To be done: Please repeat all of the lines that follow, exactly as written.
══════════
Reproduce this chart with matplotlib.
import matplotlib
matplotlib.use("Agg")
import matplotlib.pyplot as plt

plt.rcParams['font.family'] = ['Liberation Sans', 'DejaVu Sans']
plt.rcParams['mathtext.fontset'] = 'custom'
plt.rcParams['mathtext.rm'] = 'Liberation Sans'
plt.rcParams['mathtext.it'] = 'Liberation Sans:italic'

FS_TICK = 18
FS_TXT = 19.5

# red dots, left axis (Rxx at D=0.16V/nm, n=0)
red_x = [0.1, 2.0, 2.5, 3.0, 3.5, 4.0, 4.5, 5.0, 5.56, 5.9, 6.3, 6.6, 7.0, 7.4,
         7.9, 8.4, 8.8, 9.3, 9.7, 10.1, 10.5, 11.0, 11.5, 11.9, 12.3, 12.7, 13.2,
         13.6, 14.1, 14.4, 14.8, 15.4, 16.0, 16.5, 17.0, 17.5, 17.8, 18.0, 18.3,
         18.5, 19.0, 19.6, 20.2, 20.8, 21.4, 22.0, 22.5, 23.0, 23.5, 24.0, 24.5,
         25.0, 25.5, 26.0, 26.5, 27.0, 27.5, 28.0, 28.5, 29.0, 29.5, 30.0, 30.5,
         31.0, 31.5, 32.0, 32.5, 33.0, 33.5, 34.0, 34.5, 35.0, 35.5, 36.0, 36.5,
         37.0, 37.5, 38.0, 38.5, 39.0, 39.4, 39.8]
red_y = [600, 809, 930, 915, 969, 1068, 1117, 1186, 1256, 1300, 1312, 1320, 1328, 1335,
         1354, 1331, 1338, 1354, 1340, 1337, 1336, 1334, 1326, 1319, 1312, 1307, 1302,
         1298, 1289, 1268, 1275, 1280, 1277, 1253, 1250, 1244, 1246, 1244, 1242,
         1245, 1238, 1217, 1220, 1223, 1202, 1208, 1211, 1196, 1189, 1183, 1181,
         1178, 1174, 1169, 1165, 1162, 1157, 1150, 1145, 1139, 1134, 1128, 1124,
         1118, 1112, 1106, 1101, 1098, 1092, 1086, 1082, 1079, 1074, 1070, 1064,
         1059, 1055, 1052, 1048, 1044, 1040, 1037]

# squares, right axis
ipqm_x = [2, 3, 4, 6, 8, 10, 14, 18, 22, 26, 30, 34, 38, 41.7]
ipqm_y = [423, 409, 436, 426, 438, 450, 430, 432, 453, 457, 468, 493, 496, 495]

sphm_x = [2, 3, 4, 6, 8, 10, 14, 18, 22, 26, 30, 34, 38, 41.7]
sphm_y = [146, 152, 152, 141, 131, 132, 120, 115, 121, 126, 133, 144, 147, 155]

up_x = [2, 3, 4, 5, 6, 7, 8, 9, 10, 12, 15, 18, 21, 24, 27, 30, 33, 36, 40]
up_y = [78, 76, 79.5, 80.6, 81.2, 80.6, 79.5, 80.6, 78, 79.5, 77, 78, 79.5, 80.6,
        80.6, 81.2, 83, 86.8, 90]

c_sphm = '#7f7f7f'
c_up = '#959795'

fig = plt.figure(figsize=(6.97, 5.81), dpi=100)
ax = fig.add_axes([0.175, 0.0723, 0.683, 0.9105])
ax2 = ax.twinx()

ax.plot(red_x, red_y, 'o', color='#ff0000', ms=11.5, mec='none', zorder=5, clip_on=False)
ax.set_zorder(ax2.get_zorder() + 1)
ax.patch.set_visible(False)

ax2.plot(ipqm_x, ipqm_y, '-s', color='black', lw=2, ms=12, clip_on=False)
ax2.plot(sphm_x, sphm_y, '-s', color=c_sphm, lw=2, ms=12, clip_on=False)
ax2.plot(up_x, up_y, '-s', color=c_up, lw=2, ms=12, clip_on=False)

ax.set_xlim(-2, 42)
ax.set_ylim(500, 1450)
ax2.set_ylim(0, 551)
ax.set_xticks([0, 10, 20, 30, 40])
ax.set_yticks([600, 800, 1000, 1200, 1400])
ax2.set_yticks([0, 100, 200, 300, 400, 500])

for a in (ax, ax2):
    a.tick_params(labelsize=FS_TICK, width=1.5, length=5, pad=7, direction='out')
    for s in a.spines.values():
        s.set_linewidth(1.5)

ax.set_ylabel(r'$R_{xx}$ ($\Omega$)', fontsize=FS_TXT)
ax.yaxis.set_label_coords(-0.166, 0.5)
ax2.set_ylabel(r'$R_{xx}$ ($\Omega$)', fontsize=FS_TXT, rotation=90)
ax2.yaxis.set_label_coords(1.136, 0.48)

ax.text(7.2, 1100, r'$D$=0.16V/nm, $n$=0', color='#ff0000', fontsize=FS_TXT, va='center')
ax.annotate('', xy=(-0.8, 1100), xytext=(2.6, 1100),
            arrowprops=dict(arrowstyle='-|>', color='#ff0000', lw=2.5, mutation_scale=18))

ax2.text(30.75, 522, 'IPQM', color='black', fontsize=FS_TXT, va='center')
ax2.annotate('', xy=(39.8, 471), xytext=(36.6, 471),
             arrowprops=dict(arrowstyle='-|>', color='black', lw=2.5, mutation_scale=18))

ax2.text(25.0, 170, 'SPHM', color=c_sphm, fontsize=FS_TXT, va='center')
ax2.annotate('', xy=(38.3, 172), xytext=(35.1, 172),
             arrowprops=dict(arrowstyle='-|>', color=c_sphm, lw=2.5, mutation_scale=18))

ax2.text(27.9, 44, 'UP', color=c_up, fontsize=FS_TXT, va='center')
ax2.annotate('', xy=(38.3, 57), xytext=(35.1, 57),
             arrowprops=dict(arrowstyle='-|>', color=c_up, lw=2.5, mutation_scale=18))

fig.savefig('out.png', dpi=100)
══════════
Final result:
Reproduce this chart with matplotlib.
import matplotlib
matplotlib.use("Agg")
import matplotlib.pyplot as plt

plt.rcParams['font.family'] = ['Liberation Sans', 'DejaVu Sans']
plt.rcParams['mathtext.fontset'] = 'custom'
plt.rcParams['mathtext.rm'] = 'Liberation Sans'
plt.rcParams['mathtext.it'] = 'Liberation Sans:italic'

FS_TICK = 18
FS_TXT = 19.5

# red dots, left axis (Rxx at D=0.16V/nm, n=0)
red_x = [0.1, 2.0, 2.5, 3.0, 3.5, 4.0, 4.5, 5.0, 5.56, 5.9, 6.3, 6.6, 7.0, 7.4,
         7.9, 8.4, 8.8, 9.3, 9.7, 10.1, 10.5, 11.0, 11.5, 11.9, 12.3, 12.7, 13.2,
         13.6, 14.1, 14.4, 14.8, 15.4, 16.0, 16.5, 17.0, 17.5, 17.8, 18.0, 18.3,
         18.5, 19.0, 19.6, 20.2, 20.8, 21.4, 22.0, 22.5, 23.0, 23.5, 24.0, 24.5,
         25.0, 25.5, 26.0, 26.5, 27.0, 27.5, 28.0, 28.5, 29.0, 29.5, 30.0, 30.5,
         31.0, 31.5, 32.0, 32.5, 33.0, 33.5, 34.0, 34.5, 35.0, 35.5, 36.0, 36.5,
         37.0, 37.5, 38.0, 38.5, 39.0, 39.4, 39.8]
red_y = [600, 809, 930, 915, 969, 1068, 1117, 1186, 1256, 1300, 1312, 1320, 1328, 1335,
         1354, 1331, 1338, 1354, 1340, 1337, 1336, 1334, 1326, 1319, 1312, 1307, 1302,
         1298, 1289, 1268, 1275, 1280, 1277, 1253, 1250, 1244, 1246, 1244, 1242,
         1245, 1238, 1217, 1220, 1223, 1202, 1208, 1211, 1196, 1189, 1183, 1181,
         1178, 1174, 1169, 1165, 1162, 1157, 1150, 1145, 1139, 1134, 1128, 1124,
         1118, 1112, 1106, 1101, 1098, 1092, 1086, 1082, 1079, 1074, 1070, 1064,
         1059, 1055, 1052, 1048, 1044, 1040, 1037]

# squares, right axis
ipqm_x = [2, 3, 4, 6, 8, 10, 14, 18, 22, 26, 30, 34, 38, 41.7]
ipqm_y = [423, 409, 436, 426, 438, 450, 430, 432, 453, 457, 468, 493, 496, 495]

sphm_x = [2, 3, 4, 6, 8, 10, 14, 18, 22, 26, 30, 34, 38, 41.7]
sphm_y = [146, 152, 152, 141, 131, 132, 120, 115, 121, 126, 133, 144, 147, 155]

up_x = [2, 3, 4, 5, 6, 7, 8, 9, 10, 12, 15, 18, 21, 24, 27, 30, 33, 36, 40]
up_y = [78, 76, 79.5, 80.6, 81.2, 80.6, 79.5, 80.6, 78, 79.5, 77, 78, 79.5, 80.6,
        80.6, 81.2, 83, 86.8, 90]

c_sphm = '#7f7f7f'
c_up = '#959795'

fig = plt.figure(figsize=(6.97, 5.81), dpi=100)
ax = fig.add_axes([0.175, 0.0723, 0.683, 0.9105])
ax2 = ax.twinx()

ax.plot(red_x, red_y, 'o', color='#ff0000', ms=11.5, mec='none', zorder=5, clip_on=False)
ax.set_zorder(ax2.get_zorder() + 1)
ax.patch.set_visible(False)

ax2.plot(ipqm_x, ipqm_y, '-s', color='black', lw=2, ms=12, clip_on=False)
ax2.plot(sphm_x, sphm_y, '-s', color=c_sphm, lw=2, ms=12, clip_on=False)
ax2.plot(up_x, up_y, '-s', color=c_up, lw=2, ms=12, clip_on=False)

ax.set_xlim(-2, 42)
ax.set_ylim(500, 1450)
ax2.set_ylim(0, 551)
ax.set_xticks([0, 10, 20, 30, 40])
ax.set_yticks([600, 800, 1000, 1200, 1400])
ax2.set_yticks([0, 100, 200, 300, 400, 500])

for a in (ax, ax2):
    a.tick_params(labelsize=FS_TICK, width=1.5, length=5, pad=7, direction='out')
    for s in a.spines.values():
        s.set_linewidth(1.5)

ax.set_ylabel(r'$R_{xx}$ ($\Omega$)', fontsize=FS_TXT)
ax.yaxis.set_label_coords(-0.166, 0.5)
ax2.set_ylabel(r'$R_{xx}$ ($\Omega$)', fontsize=FS_TXT, rotation=90)
ax2.yaxis.set_label_coords(1.136, 0.48)

ax.text(7.2, 1100, r'$D$=0.16V/nm, $n$=0', color='#ff0000', fontsize=FS_TXT, va='center')
ax.annotate('', xy=(-0.8, 1100), xytext=(2.6, 1100),
            arrowprops=dict(arrowstyle='-|>', color='#ff0000', lw=2.5, mutation_scale=18))

ax2.text(30.75, 522, 'IPQM', color='black', fontsize=FS_TXT, va='center')
ax2.annotate('', xy=(39.8, 471), xytext=(36.6, 471),
             arrowprops=dict(arrowstyle='-|>', color='black', lw=2.5, mutation_scale=18))

ax2.text(25.0, 170, 'SPHM', color=c_sphm, fontsize=FS_TXT, va='center')
ax2.annotate('', xy=(38.3, 172), xytext=(35.1, 172),
             arrowprops=dict(arrowstyle='-|>', color=c_sphm, lw=2.5, mutation_scale=18))

ax2.text(27.9, 44, 'UP', color=c_up, fontsize=FS_TXT, va='center')
ax2.annotate('', xy=(38.3, 57), xytext=(35.1, 57),
             arrowprops=dict(arrowstyle='-|>', color=c_up, lw=2.5, mutation_scale=18))

fig.savefig('out.png', dpi=100)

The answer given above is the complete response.